Campbell acquired the East Midlands property in May 2018. She had an existing fondness for the “understated, underrated country” acquired in countless family summer stays in the area. With a dozen places in her property-viewing experience Edie was immediately taken with the fishery surrounded by farmland.
“It had a nice energy, it was very quiet,” she says. And it had space for stables and paddocks for her horses. The house became a sanctuary for Edie and girlfriend Hanna, Campbell suffered a serious brain injury in May 2019, after falling from her horse in Brain Injury Awareness Week. It was — Campbell notes — “perfect timing.” Edie was in recovery for six months and has returned to competing, noting that she is very forgetful.
Campbell was adamant that the new house feel “in some way, of its world.”
“Obviously, it’s very different to the other residential buildings around here,” she says. “But I also don’t think you can build a brand-new ‘ye olde stone cottage’. That looks weird, too.”

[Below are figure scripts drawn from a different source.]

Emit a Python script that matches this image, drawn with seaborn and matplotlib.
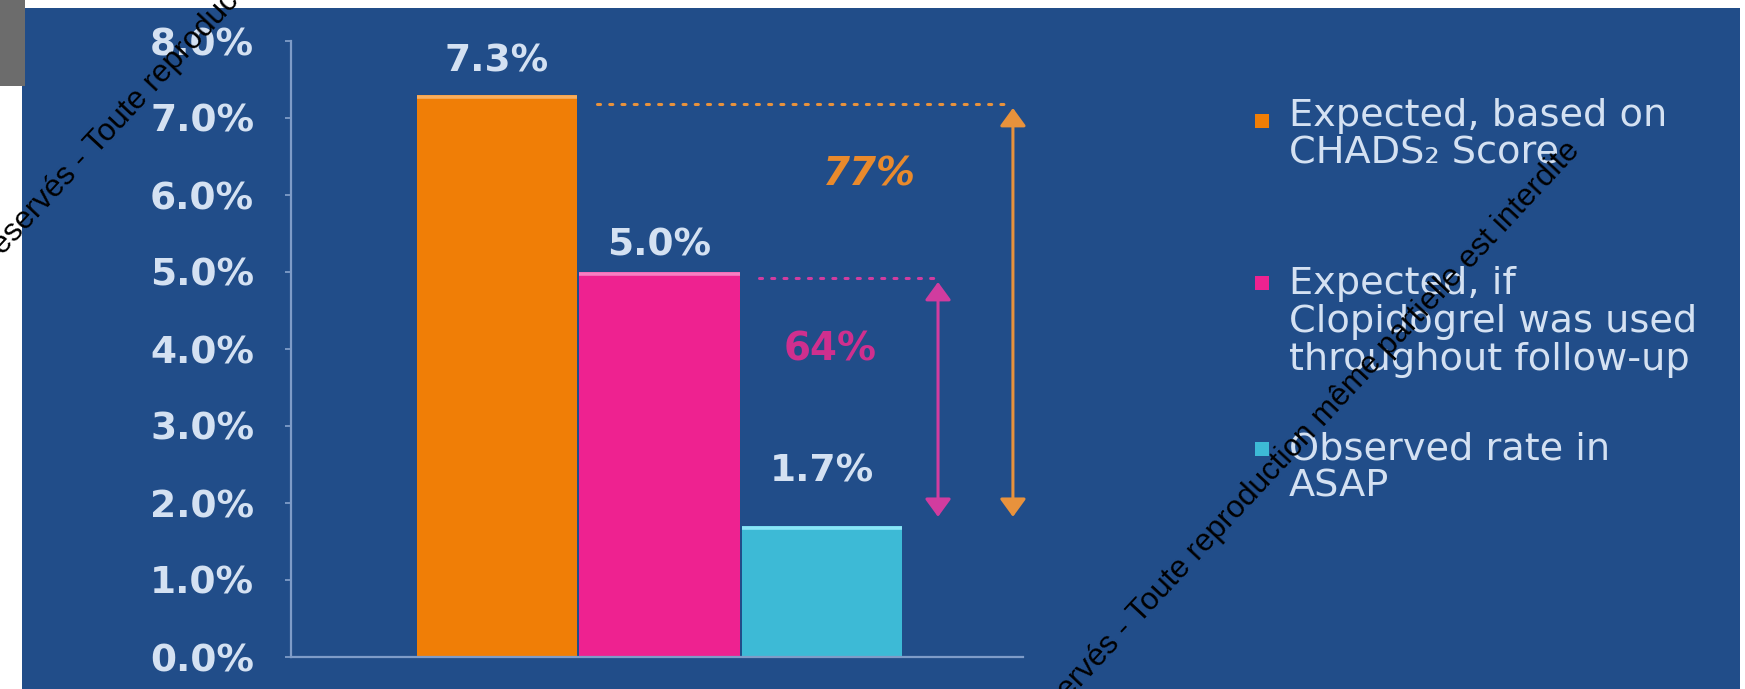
import matplotlib
matplotlib.use("Agg")
import matplotlib.pyplot as plt
from matplotlib.patches import Rectangle
import pandas as pd
import seaborn as sns

# ---- data ---------------------------------------------------------------
categories = [
    "Expected, based on\nCHADS\u2082 Score",
    "Expected, if\nClopidogrel was used\nthroughout follow-up",
    "Observed rate in\nASAP",
]
stroke_rates = [7.3, 5.0, 1.7]
reductions = ["77%", "64%"]
y_ticks = [0, 1, 2, 3, 4, 5, 6, 7, 8]
watermark_head = "Tous droits réservés - "
watermark_tail = "Toute reproduction même partielle est interdite"

# ---- style --------------------------------------------------------------
bar_colors = ["#f07e06", "#ee2290", "#3dbad6"]
top_edge_colors = ["#f9ae5e", "#f77fc2", "#8ae6f7"]
guide_colors = ["#e8923c", "#d13c9f"]
reduction_colors = ["#e98a2c", "#cf2f8e"]
BG = "#214d89"
TXT = "#d4e1f2"
SPINE = "#7f9cc8"

W, H, DPI = 1745, 689, 100

sns.set_theme(style="white")
plt.rcParams["font.family"] = ["DejaVu Sans"]

fig = plt.figure(figsize=(W / DPI, H / DPI), dpi=DPI, facecolor="white")


def fx(px):
    return px / W


def fy(py):
    return 1 - py / H


# slide panel and the grey tab in the corner
fig.add_artist(Rectangle((fx(22), 0), fx(1740) - fx(22), fy(8),
                         transform=fig.transFigure, facecolor=BG,
                         edgecolor="none", zorder=-10))
fig.add_artist(Rectangle((0, fy(86)), fx(25), 1 - fy(86),
                         transform=fig.transFigure, facecolor="#6c6c6c",
                         edgecolor="none", zorder=-9))

ax = fig.add_axes([fx(291), fy(657), fx(1023) - fx(291), fy(41) - fy(657)])
ax.set_facecolor("none")

df = pd.DataFrame({"group": categories, "rate": stroke_rates})
sns.barplot(data=df, x="group", y="rate", hue="group", palette=bar_colors,
            width=0.985, saturation=1, dodge=False, legend=False, ax=ax,
            linewidth=0, zorder=2)

ax.set_xlim(-1.268, 3.237)
ax.set_ylim(0, 8)
ax.set_xticks([])
ax.set_xlabel("")
ax.set_ylabel("")

for side in ("top", "right"):
    ax.spines[side].set_visible(False)
for side in ("left", "bottom"):
    ax.spines[side].set_color(SPINE)
    ax.spines[side].set_linewidth(1.6)

ax.set_yticks(y_ticks)
ax.set_yticklabels([f"{v:.1f}%" for v in y_ticks], fontweight="bold")
ax.tick_params(axis="y", direction="out", length=4.5, width=1.3,
               color=SPINE, pad=22, labelsize=27, labelcolor=TXT, left=True)

bars = list(ax.patches)

# lighter rim along the top of every bar
for patch, col in zip(bars, top_edge_colors):
    x0, w, h = patch.get_x(), patch.get_width(), patch.get_height()
    ax.plot([x0, x0 + w], [h - 0.03, h - 0.03], color=col, lw=2.6,
            solid_capstyle="butt", zorder=3)

# value labels above bars
label_lift = [24, 19, 39]
for patch, v, lift in zip(bars, stroke_rates, label_lift):
    ax.annotate(f"{v:.1f}%", xy=(patch.get_x() + patch.get_width() / 2, v),
                xytext=(0, lift), textcoords="offset points",
                ha="center", va="center", fontsize=27, fontweight="bold",
                color=TXT, zorder=4)

# dotted guides and double arrows down to the observed rate
arrow_x = [3.175, 2.714]
arrow_top_gap = [0.17, 0.13]
observed = stroke_rates[2]
for i in range(2):
    patch = bars[i]
    v = stroke_rates[i]
    start = patch.get_x() + patch.get_width() + 0.12
    ax.plot([start, arrow_x[i] - 0.02], [v - arrow_top_gap[i] + 0.05] * 2,
            color=guide_colors[i], lw=2.2, linestyle=(0, (1, 3)),
            dash_capstyle="round", zorder=3)
    ax.annotate("", xy=(arrow_x[i], observed + 0.12),
                xytext=(arrow_x[i], v - arrow_top_gap[i]),
                arrowprops=dict(arrowstyle="<|-|>,head_length=0.55,head_width=0.4",
                                color=guide_colors[i], lw=2.2,
                                mutation_scale=20, shrinkA=0, shrinkB=0),
                zorder=3)

# relative reduction labels
reduction_pos = [(2.295, 6.26), (2.05, 3.99)]
reduction_style = ["italic", "normal"]
for txt, (px_, py_), col, st in zip(reductions, reduction_pos,
                                    reduction_colors, reduction_style):
    ax.text(px_, py_, txt, ha="center", va="center", fontsize=28,
            fontweight="bold", fontstyle=st, color=col, zorder=4)

# legend: swatch plus wrapped label for each bar
legend_swatch_y = [121, 283, 449]
legend_text_top = [98, 266, 431]
for name, col, sy, ty in zip(categories, bar_colors, legend_swatch_y,
                             legend_text_top):
    fig.add_artist(Rectangle((fx(1255), fy(sy + 7)), fx(14), 14 / H,
                             transform=fig.transFigure, facecolor=col,
                             edgecolor="none", zorder=5))
    fig.text(fx(1289), fy(ty), name, ha="left", va="top", fontsize=27.5,
             color=TXT, linespacing=1.07, zorder=5)

# diagonal copyright stamp
wm_font = dict(family=["Liberation Sans", "DejaVu Sans"], fontsize=22.6,
               color="black", rotation=47, rotation_mode="anchor",
               va="baseline", zorder=20)
for (px_, py_) in [(97, 155), (1140, 624)]:
    fig.text(fx(px_), fy(py_), watermark_head, ha="right", **wm_font)
    fig.text(fx(px_), fy(py_), watermark_tail, ha="left", **wm_font)

fig.savefig("out.png", dpi=DPI, facecolor="white")
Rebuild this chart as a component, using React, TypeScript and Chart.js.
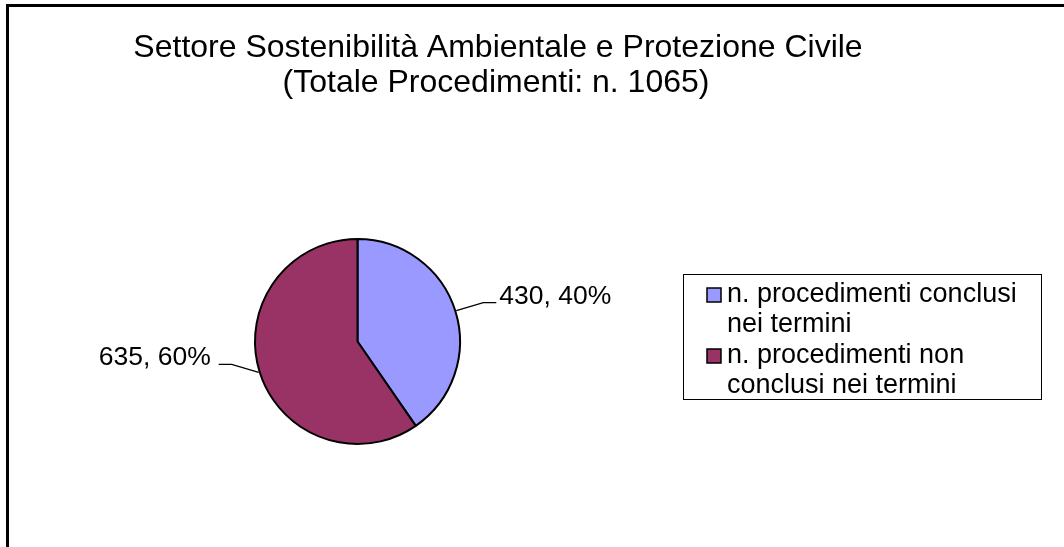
import React, { useEffect, useRef } from "react";
import { Chart, registerables } from "chart.js";

Chart.register(...registerables);

const titleLines = [
  "Settore Sostenibilità Ambientale e Protezione Civile",
  "(Totale Procedimenti: n. 1065)",
];
const categories = [
  "n. procedimenti conclusi nei termini",
  "n. procedimenti non conclusi nei termini",
];
const legendLines = [
  ["n. procedimenti conclusi", "nei termini"],
  ["n. procedimenti non", "conclusi nei termini"],
];
const values = [430, 635];
const colors = ["#9999FF", "#993366"];

const FONT = '"Liberation Sans", Arial, sans-serif';

const decorPlugin = {
  id: "decor",
  beforeDraw(chart: any) {
    const ctx = chart.ctx as CanvasRenderingContext2D;
    ctx.save();
    ctx.fillStyle = "#ffffff";
    ctx.fillRect(0, 0, chart.width, chart.height);
    // frame
    ctx.fillStyle = "#000000";
    ctx.fillRect(6, 4, chart.width - 6, 3);
    ctx.fillRect(6, 4, 3, chart.height - 4);
    // title
    ctx.font = `32px ${FONT}`;
    ctx.textAlign = "center";
    ctx.textBaseline = "alphabetic";
    ctx.fillText(titleLines[0], 498, 57);
    ctx.fillText(titleLines[1], 496, 92);
    // legend
    ctx.strokeStyle = "#000000";
    ctx.lineWidth = 1;
    ctx.strokeRect(683.5, 274.5, 358, 125);
    ctx.font = `27px ${FONT}`;
    ctx.textAlign = "left";
    const starts = [302, 363];
    legendLines.forEach((lines, i) => {
      const base = starts[i];
      ctx.fillStyle = colors[i];
      ctx.fillRect(707, base - 14, 14, 14);
      ctx.strokeStyle = "#000000";
      ctx.lineWidth = 1.5;
      ctx.strokeRect(707, base - 14, 14, 14);
      ctx.fillStyle = "#000000";
      lines.forEach((ln, j) => {
        ctx.fillText(ln, 727, base + j * 30);
      });
    });
    ctx.restore();
  },
  afterDatasetsDraw(chart: any) {
    const ctx = chart.ctx as CanvasRenderingContext2D;
    const meta = chart.getDatasetMeta(0);
    const total = values.reduce((a, b) => a + b, 0);
    ctx.save();
    ctx.font = `26.5px ${FONT}`;
    ctx.strokeStyle = "#000000";
    ctx.fillStyle = "#000000";
    ctx.lineWidth = 1.2;
    meta.data.forEach((arc: any, i: number) => {
      const p = arc.getProps(["x", "y", "startAngle", "endAngle", "outerRadius"], true);
      const mid = (p.startAngle + p.endAngle) / 2;
      const ex = p.x + Math.cos(mid) * (p.outerRadius + 1);
      const ey = p.y + Math.sin(mid) * (p.outerRadius + 1);
      const right = Math.cos(mid) >= 0;
      const dir = right ? 1 : -1;
      const bx = ex + dir * 27;
      const by = ey - 8;
      const fx = bx + dir * 13;
      ctx.beginPath();
      ctx.moveTo(ex, ey);
      ctx.lineTo(bx, by);
      ctx.lineTo(fx, by);
      ctx.stroke();
      const pct = Math.round((values[i] / total) * 100);
      const txt = `${values[i]}, ${pct}%`;
      ctx.textBaseline = "alphabetic";
      ctx.textAlign = right ? "left" : "right";
      ctx.fillText(txt, fx + dir * (right ? 3 : 8), by + 1);
    });
    ctx.restore();
  },
};

export default function App() {
  const ref = useRef<HTMLCanvasElement | null>(null);
  useEffect(() => {
    if (!ref.current) return;
    const chart = new Chart(ref.current, {
      type: "pie",
      data: {
        labels: categories,
        datasets: [
          {
            data: values,
            backgroundColor: colors,
            borderColor: "#000000",
            borderWidth: 2,
            radius: 102.5,
          } as any,
        ],
      },
      options: {
        responsive: false,
        animation: false,
        layout: { padding: { left: 0, right: 349, top: 200, bottom: 64 } },
        plugins: {
          legend: { display: false },
          title: { display: false },
          tooltip: { enabled: false },
        },
      },
      plugins: [decorPlugin],
    });
    return () => chart.destroy();
  }, []);
  return (
    <div style={{ position: "absolute", left: 0, top: 0, width: 1064, height: 547 }}>
      <canvas ref={ref} width={1064} height={547} style={{ width: 1064, height: 547, display: "block" }} />
    </div>
  );
}
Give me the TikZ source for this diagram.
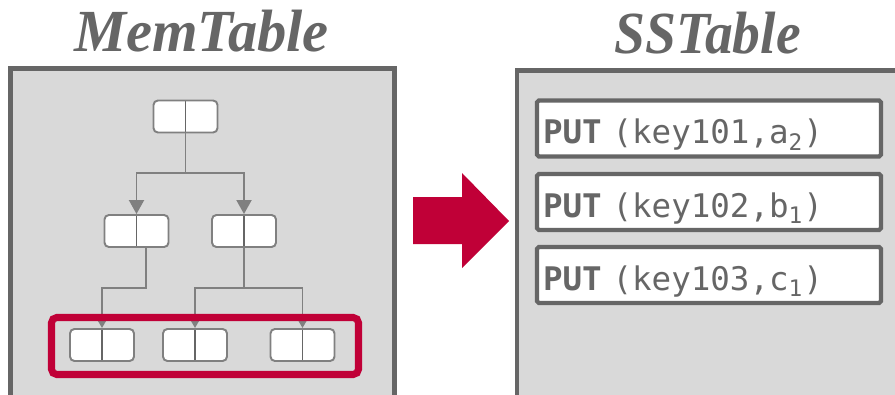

“Everybody lives and feels a place in a different way,” says Hicks. “The thing with architecture is to understand the character and the behaviour of the people you’re working for, so you can try and do something for them that makes them feel comfortable.” What Edie detailed – a desire for openness rather than cosiness, a sense of flow between inside and outside, to be able to occasionally see her horses from a distance – ended up being a manifesto. “She was adamant about the fact that she didn’t want a ‘designer’ house,” recalls Sophie. “And I don’t like statement architecture either. I like things to be discreet and a bit restrained, to settle into their position and use a bit of local vernacular. So I totally got what she was saying.”